Long-term climate change modelling suggests that rising sea levels and changing rainfall patterns mean floods in Queensland will become more frequent and severe in the future. We are calling for strict limits preventing for-profit residential, commercial, and mixed-used development within Flood Planning Areas 1 to 5 of the City Plan Flood Overlay. Such sites should only be used for public projects, parks and nature reserves, sport and recreation, agricultural purposes, nurseries and landscaping supplies, and car parking. Existing flood buy-back programs should be extended to these areas where appropriate.



But isn’t flexibility a good thing?

Our plan would preserve flexibility within all areas of the City and Neighbourhoods Plans except for those relating to height limits, boundary setbacks, and deep planting requirements. Allowing developers to build above the height limit is the equivalent of handing over millions of dollars of additional real estate value and leaves the door wide open for corruption and dodgy dealings. When height and setback limits are treated as negotiable, this creates an unacceptable level of uncertainty for residents and the property industry.


Does voting on neighbourhood plans encourage nimbyism?

Nimbyism (‘Not In My Back Yard’) is a product of a broken planning system that prioritises developer profits over people. When residents have no meaningful way to help shape how their neighbourhoods are constructed, often their only available option is to loudly and adamantly say ‘NO’ to everything; it is this feeling of powerlessness that drives irrational opposition to any kind of change in a neighbourhood. By empowering residents to meaningfully participate in the planning process, our plan encourages greater engagement, fosters urban planning literacy, and delivers well-informed deliberative decision making. Residents who feel completely excluded from a formal decision-making process are more likely to oppose change, whereas residents who’ve been able to collaborate in defining and planning for change are more likely to support positive improvements in their community.

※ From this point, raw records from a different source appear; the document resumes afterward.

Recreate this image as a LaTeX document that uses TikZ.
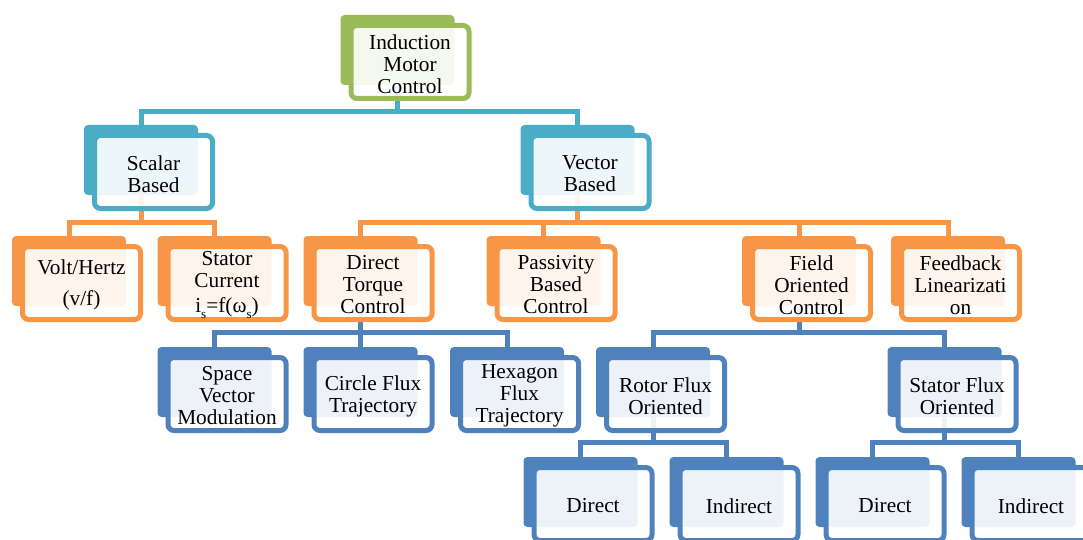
\documentclass[tikz,border=0pt]{standalone}
\usepackage{fontspec}
\setmainfont{Liberation Serif}
\pgfdeclarelayer{background}
\pgfsetlayers{background,main}
\definecolor{cgreen}{HTML}{9BBB59}
\definecolor{cteal}{HTML}{4BACC6}
\definecolor{corange}{HTML}{F79646}
\definecolor{cblue}{HTML}{4F81BD}
\newcommand\lowsub[1]{\raisebox{-0.28em}{\fontsize{13}{13}\selectfont #1}}
\tikzset{
  backbox/.style={rectangle, rounded corners=4pt, minimum width=114pt, minimum height=70pt, inner sep=0pt, draw=none},
  frontbox/.style={rectangle, rounded corners=6pt, minimum width=118pt, minimum height=73pt, inner sep=0pt, line width=5pt, fill=white, fill opacity=0.9},
  boxtext/.style={inner sep=1pt, align=center, font=\fontsize{21.3}{22}\selectfont},
  conn/.style={line width=5pt},
}
% #1 name, #2 bx, #3 by, #4 colour, #5 text
\newcommand\smartbox[5]{%
  \node[backbox, fill=#4] (#1b) at ({#2+57},{#3+35}) {};
  \node[frontbox, draw=#4] (#1) at ({#2+69.5},{#3+47}) {};
  \node[boxtext] (#1t) at ([yshift=-2pt]#1.center) {#5};
}
\begin{document}
\begin{tikzpicture}[x=1pt,y=-1pt]
\useasboundingbox (0,0) rectangle (1083,540);
% level 0
\smartbox{root}{340.5}{15}{cgreen}{Induction\\Motor\\Control}
% level 1
\smartbox{scalar}{84}{125}{cteal}{Scalar\\Based}
\smartbox{vector}{520.5}{125}{cteal}{Vector\\Based}
% level 2
\smartbox{volt}{12}{236}{corange}{Volt/Hertz\\[9pt](v/f)}
\smartbox{stator}{157.5}{236}{corange}{Stator\\Current\\[3pt]i\lowsub{s}=f(ω\lowsub{s})}
\smartbox{dtc}{303.5}{236}{corange}{Direct\\Torque\\Control}
\smartbox{pass}{486.5}{236}{corange}{Passivity\\Based\\Control}
\smartbox{foc}{742}{236}{corange}{Field\\Oriented\\Control}
\smartbox{feed}{891}{236}{corange}{Feedback\\Linearizati\\on}
% level 3
\smartbox{svm}{157.5}{347}{cblue}{Space\\Vector\\Modulation}
\smartbox{circ}{303.5}{347}{cblue}{Circle Flux\\Trajectory}
\smartbox{hex}{450}{347}{cblue}{Hexagon\\Flux\\Trajectory}
\smartbox{rotor}{596}{347}{cblue}{Rotor Flux\\Oriented}
\smartbox{sflux}{887.5}{347}{cblue}{Stator Flux\\Oriented}
% level 4
\smartbox{dA}{523.5}{457}{cblue}{Direct}
\smartbox{iA}{669.5}{457}{cblue}{Indirect}
\smartbox{dB}{815.5}{457}{cblue}{Direct}
\smartbox{iB}{961.5}{457}{cblue}{Indirect}
% connectors
\coordinate (h1) at (0,111.5);
\coordinate (h2) at (0,222.5);
\coordinate (h3) at (0,332.5);
\coordinate (h4) at (0,442.5);
\begin{pgfonlayer}{background}
\foreach \c in {scalar,vector}
  \draw[conn, draw=cteal] (rootb.center) -- (rootb.center |- h1) -| (\c b.center);
\foreach \c in {volt,stator}
  \draw[conn, draw=corange] (scalarb.center) -- (scalarb.center |- h2) -| (\c b.center);
\foreach \c in {dtc,pass,foc,feed}
  \draw[conn, draw=corange] (vectorb.center) -- (vectorb.center |- h2) -| (\c b.center);
\foreach \c in {svm,circ,hex}
  \draw[conn, draw=cblue] (dtcb.center) -- (dtcb.center |- h3) -| (\c b.center);
\foreach \c in {rotor,sflux}
  \draw[conn, draw=cblue] (focb.center) -- (focb.center |- h3) -| (\c b.center);
\foreach \c in {dA,iA}
  \draw[conn, draw=cblue] (rotorb.center) -- (rotorb.center |- h4) -| (\c b.center);
\foreach \c in {dB,iB}
  \draw[conn, draw=cblue] (sfluxb.center) -- (sfluxb.center |- h4) -| (\c b.center);
\end{pgfonlayer}
\end{tikzpicture}
\end{document}
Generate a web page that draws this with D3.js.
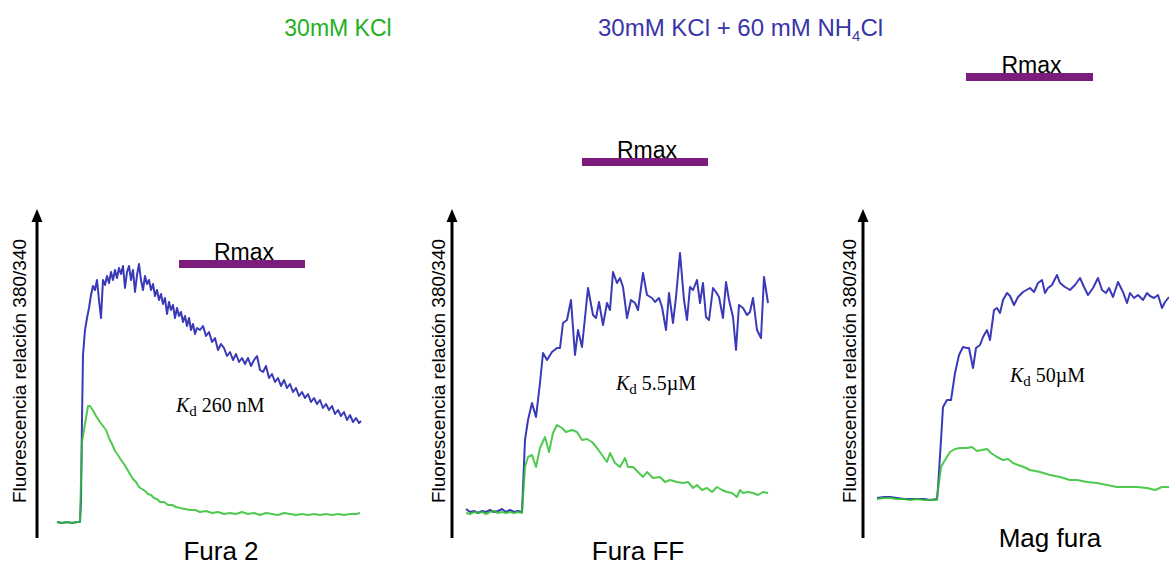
<!DOCTYPE html>
<html><head><meta charset="utf-8">
<script src="https://cdn.jsdelivr.net/npm/d3@7"></script>
<style>body{margin:0;background:#fff}svg{display:block}</style>
</head><body><svg id="c" width="1169" height="565"></svg>
<script>
// ---------------- DATA ----------------
// time (arbitrary s) and fluorescence ratio (arbitrary units, baseline = 0)
const panelNames = ["Fura 2", "Fura FF", "Mag fura"];
const kdValues = ["260 nM", "5.5\u00B5M", "50\u00B5M"];
const titleKcl = "30mM KCl";
const titleNh4 = ["30mM KCl + 60 mM NH", "4", "Cl"];
const yAxisLabel = "Fluorescencia relación 380/340";

// Fura 2
const fura2NhT = [0,5,10,15,20,23,24,25,26,28,30,32,34,36,38,40,42,44,46,48,50,52,54,56,58,60,62,64,66,68,70,72,74,76,78,80,82,84,86,88,90,92,94,96,98,100,102,104,106,108,110,112,114,116,118,120,122,124,126,128,130,132,134,136,138,140,143,146,149,152,155,158,161,164,167,170,173,176,179,182,185,188,191,194,197,200,203,206,209,212,215,218,221,224,227,230,233,236,239,242,245,248,251,254,257,260,263,266,269,272,275,278,281,284,287,290,293,296,299,302,304];
const fura2NhV = [1,0,1,0,1,1,23,103,168,193,205,215,228,237,233,243,223,205,243,238,247,240,251,243,253,245,255,249,257,235,251,257,243,253,231,248,259,243,233,247,239,243,233,239,227,233,223,229,219,225,209,221,213,218,205,215,207,211,201,207,197,205,193,199,189,195,193,197,187,191,181,185,173,179,175,167,171,163,169,161,165,159,165,157,163,167,153,151,157,145,149,141,145,137,143,135,139,131,135,127,131,125,129,121,125,119,123,115,119,113,117,109,113,107,111,103,108,101,105,100,102];
const fura2KclT = [0,5,10,15,20,23,24,25,27,29,31,33,35,37,39,41,43,46,49,52,55,58,61,64,67,70,73,76,79,82,85,88,91,94,97,100,103,107,111,115,119,123,128,133,138,143,149,155,161,167,173,179,185,191,197,203,209,215,221,227,233,239,245,251,257,263,269,275,281,287,293,299,303];
const fura2KclV = [1,0,1,0,1,1,43,81,93,105,117,117,114,111,107,104,101,97,93,85,79,72,68,63,59,54,49,44,41,36,34,32,29,28,25,24,21,21,18,18,16,15,14,13,13,11,12,10,11,9,10,9,11,9,10,8,10,9,8,10,9,8,9,8,9,8,9,8,9,8,9,9,10];

// Fura FF
const furaFFNhT = [0,4,8,12,16,20,24,28,32,36,40,44,48,52,56,59,62,66,70,74,77,81,86,91,94,97,101,105,109,112,116,122,127,130,133,137,141,144,147,151,154,157,161,165,169,172,177,181,186,189,193,196,200,203,207,210,214,218,221,224,227,231,234,237,240,243,247,250,253,257,260,263,267,270,273,277,281,284,287,291,295,298,302];
const furaFFNhV = [2,-1,0,-2,0,-1,1,-1,0,2,-1,1,-1,0,-1,71,91,108,94,128,158,151,159,163,163,188,191,211,156,181,164,223,196,193,209,186,208,201,239,228,233,224,193,211,208,201,238,216,213,209,213,204,181,218,188,214,258,211,191,224,221,231,208,228,194,191,223,219,214,193,229,211,194,161,206,203,196,199,213,181,173,234,208];
const furaFFKclT = [0,4,8,12,16,20,24,28,32,36,40,44,48,52,56,59,62,66,70,74,79,83,87,91,96,100,106,111,116,121,126,131,136,141,144,149,154,159,162,167,172,177,181,187,194,199,204,211,217,222,227,231,236,241,246,251,256,261,266,271,274,277,282,287,292,297,302];
const furaFFKclV = [-2,-3,-1,-2,-1,-3,-1,0,-2,-1,-2,-1,-2,-1,-2,44,54,56,44,63,74,59,78,86,83,79,81,79,71,72,69,63,56,49,58,48,44,53,44,44,39,34,39,33,34,29,31,29,28,29,23,26,21,23,19,24,21,19,18,14,21,18,19,18,16,19,18];

// Mag fura
const magNhT = [0,7,13,20,27,33,40,47,53,60,61,64,66,70,74,78,82,86,90,92,96,99,103,106,110,113,117,120,123,126,130,133,137,141,146,153,157,161,165,168,171,175,180,183,188,193,198,203,207,211,216,221,225,229,232,236,241,246,250,253,257,261,266,270,273,277,281,285,288,292];
const magNhV = [0,1,1,0,-1,-1,-1,-1,-2,-1,10,58,91,98,98,125,143,151,150,150,130,150,153,161,168,158,188,190,185,198,205,202,193,201,206,210,206,215,218,205,210,213,223,215,211,208,213,220,211,203,210,220,208,205,210,201,216,206,195,205,200,203,198,205,202,200,203,190,196,201];
const magKclT = [0,7,13,20,27,33,40,47,53,60,61,64,68,73,78,83,90,95,100,105,110,114,120,126,131,136,141,147,153,163,173,183,193,200,210,220,230,240,250,260,270,278,285,292];
const magKclV = [-1,0,0,-1,-1,-2,-1,-2,-2,-2,8,31,38,46,49,50,50,51,47,48,49,45,41,38,39,35,33,31,28,26,23,21,18,18,16,15,13,11,11,11,10,8,11,11];

// Rmax application windows (time units)
const rmaxStart = [122, 116, 89];
const rmaxEnd = [248, 242, 216];

// ---------------- LAYOUT ----------------
const layout = [
  {tMax:304, x0:57,  x1:361,  base:523, axisX:37,  labelX:26,  nameX:221,  nameY:560, kdX:176,  kdY:412, rmaxV:259},
  {tMax:302, x0:466, x1:768,  base:511, axisX:452, labelX:445, nameX:638,  nameY:560, kdX:616,  kdY:390, rmaxV:349},
  {tMax:292, x0:877, x1:1169, base:498, axisX:863, labelX:856, nameX:1050, nameY:547, kdX:1010, kdY:382, rmaxV:421}
];
const series = [
  {nh:[fura2NhT,fura2NhV], kcl:[fura2KclT,fura2KclV]},
  {nh:[furaFFNhT,furaFFNhV], kcl:[furaFFKclT,furaFFKclV]},
  {nh:[magNhT,magNhV], kcl:[magKclT,magKclV]}
];
const BLUE = "#3a3ab8", GREEN = "#30c030", PURPLE = "#7c1c7c";
const SANS = "'Liberation Sans', Arial, sans-serif";
const SERIF = "'Liberation Serif', 'Times New Roman', serif";

const svg = d3.select("#c");
svg.append("rect").attr("width",1169).attr("height",565).attr("fill","#fff");

// titles
svg.append("text").attr("x",338).attr("y",36).attr("text-anchor","middle")
  .attr("font-family",SANS).attr("font-size",23).attr("fill","#22b022").text(titleKcl);
const t2 = svg.append("text").attr("x",598).attr("y",36)
  .attr("font-family",SANS).attr("font-size",24).attr("fill","#3a35a8");
t2.append("tspan").text(titleNh4[0]);
t2.append("tspan").attr("font-size",15).attr("dy",5).text(titleNh4[1]);
t2.append("tspan").attr("dy",-5).text(titleNh4[2]);

layout.forEach((L, i) => {
  const x = d3.scaleLinear().domain([0, L.tMax]).range([L.x0, L.x1]);
  const y = d3.scaleLinear().domain([0, 300]).range([L.base, L.base - 300]);
  const g = svg.append("g");

  // axis arrow
  g.append("line").attr("x1",L.axisX).attr("x2",L.axisX)
    .attr("y1",538).attr("y2",220).attr("stroke","#000").attr("stroke-width",3);
  g.append("path").attr("d",`M${L.axisX-5.5},222 L${L.axisX},209 L${L.axisX+5.5},222 Z`).attr("fill","#000");

  // y label
  g.append("text").attr("transform",`translate(${L.labelX},371) rotate(-90)`)
    .attr("text-anchor","middle").attr("font-family",SANS).attr("font-size",19)
    .attr("fill","#000").text(yAxisLabel);

  const line = d3.line().x(d => x(d[0])).y(d => y(d[1]));
  const nh = d3.zip(series[i].nh[0], series[i].nh[1]);
  const kcl = d3.zip(series[i].kcl[0], series[i].kcl[1]);
  g.append("path").attr("d", line(nh)).attr("fill","none").attr("stroke",BLUE)
    .attr("stroke-width",2).attr("stroke-linejoin","round");
  g.append("path").attr("d", line(kcl)).attr("fill","none").attr("stroke",GREEN)
    .attr("stroke-width",2).attr("stroke-linejoin","round").attr("opacity",0.85);

  // Rmax bar + label
  const by = y(L.rmaxV);
  g.append("text").attr("x",(x(rmaxStart[i])+x(rmaxEnd[i]))/2 + 2).attr("y",by-4)
    .attr("text-anchor","middle").attr("font-family",SANS).attr("font-size",23)
    .attr("fill","#000").text("Rmax");
  g.append("rect").attr("x",x(rmaxStart[i])).attr("width",x(rmaxEnd[i])-x(rmaxStart[i]))
    .attr("y",by-4).attr("height",8).attr("fill",PURPLE);

  // Kd label
  const kd = g.append("text").attr("x",L.kdX).attr("y",L.kdY)
    .attr("font-family",SERIF).attr("font-size",20).attr("fill","#000");
  kd.append("tspan").attr("font-style","italic").text("K");
  kd.append("tspan").attr("font-size",15).attr("dy",4).text("d");
  kd.append("tspan").attr("dy",-4).text(" " + kdValues[i]);

  // panel name
  g.append("text").attr("x",L.nameX).attr("y",L.nameY).attr("text-anchor","middle")
    .attr("font-family",SANS).attr("font-size",26).attr("fill","#000").text(panelNames[i]);
});
</script></body></html>
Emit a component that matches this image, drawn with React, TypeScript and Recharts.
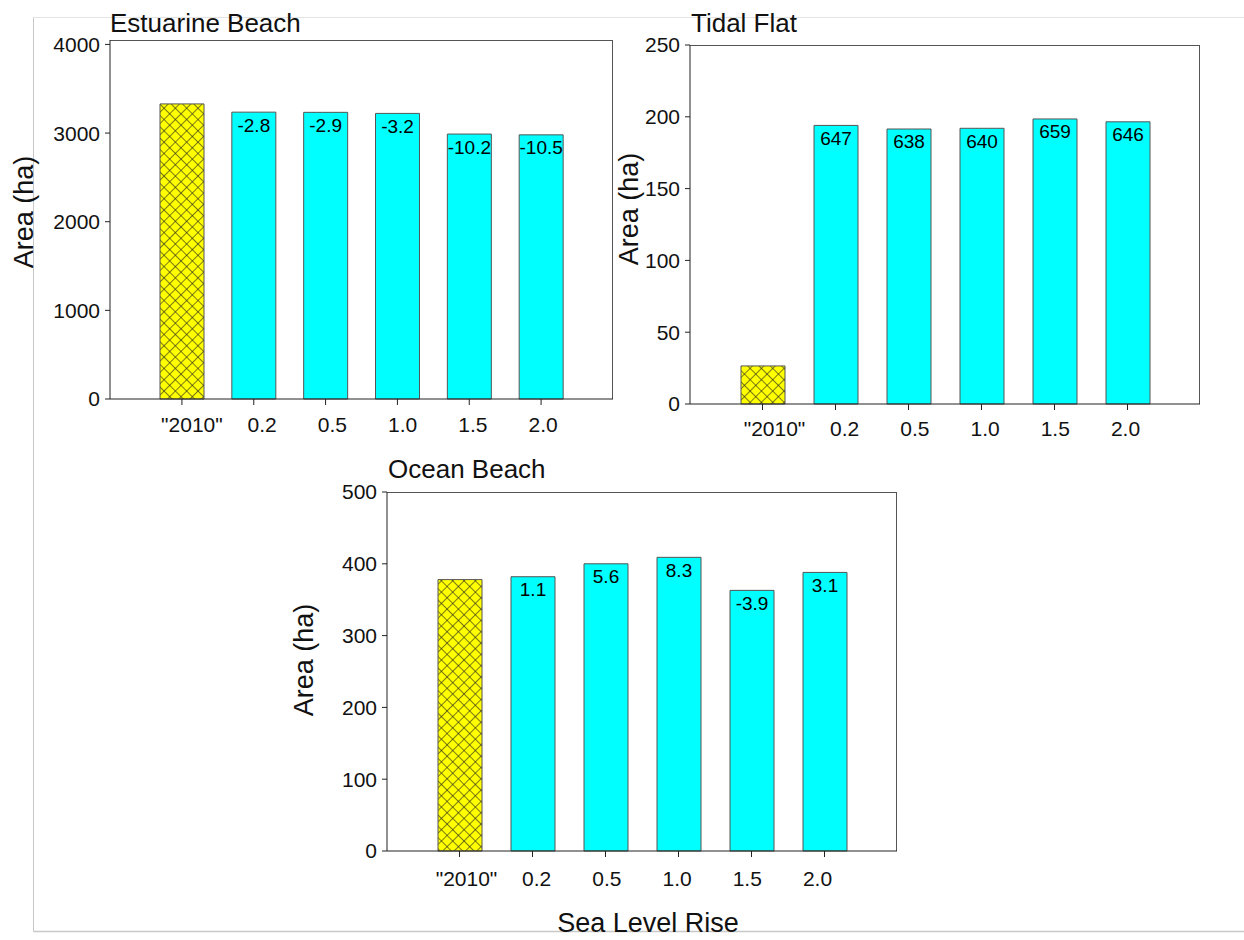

Who gets a vote on neighbourhood plans?

All residents over the age of 15 who are currently living in an area that’s impacted by a neighbourhood plan would be eligible to vote regardless of their citizenship or visa status. Anyone who lives within the Council Ward that covers the neighbourhood plan would receive a vote (e.g. all Gabba Ward residents would be able to vote on the South Brisbane Riverside Neighbourhood Plan). So voting would be open both to residents living within the neighbourhood plan area, and to those living immediately outside it. Voting would be optional and neighbourhood plans would require majority support (50% + 1) to be adopted. If less than 10% of residents cast a vote, the result will only be advisory rather than binding, and the vote must be held again and council must proactively promote it to ensure greater participation.


Do business owners get a vote?

Business owners would only get a vote if they live within the Council Ward that covers the relevant neighbourhood plan. It is very easy to register a business (or even multiple businesses) within an area and this could be manipulated to unfairly skew the vote. Business owners would be welcome to engage with local residents and encourage them to vote one way or another.


Can’t developers design around flooding issues?

Even if your actual apartment is well above the flood level, if the power, sewerage and water pumps fail in your building, that’s not a healthy place to be trapped while you wait a few days for floodwaters to recede. Developers like to say that you can design around the problem, but the best way to design around flooding is to not build in the riverbed in the first place. There are many other uses that flood-prone land can be put to, so the land is never going to be ‘wasted’.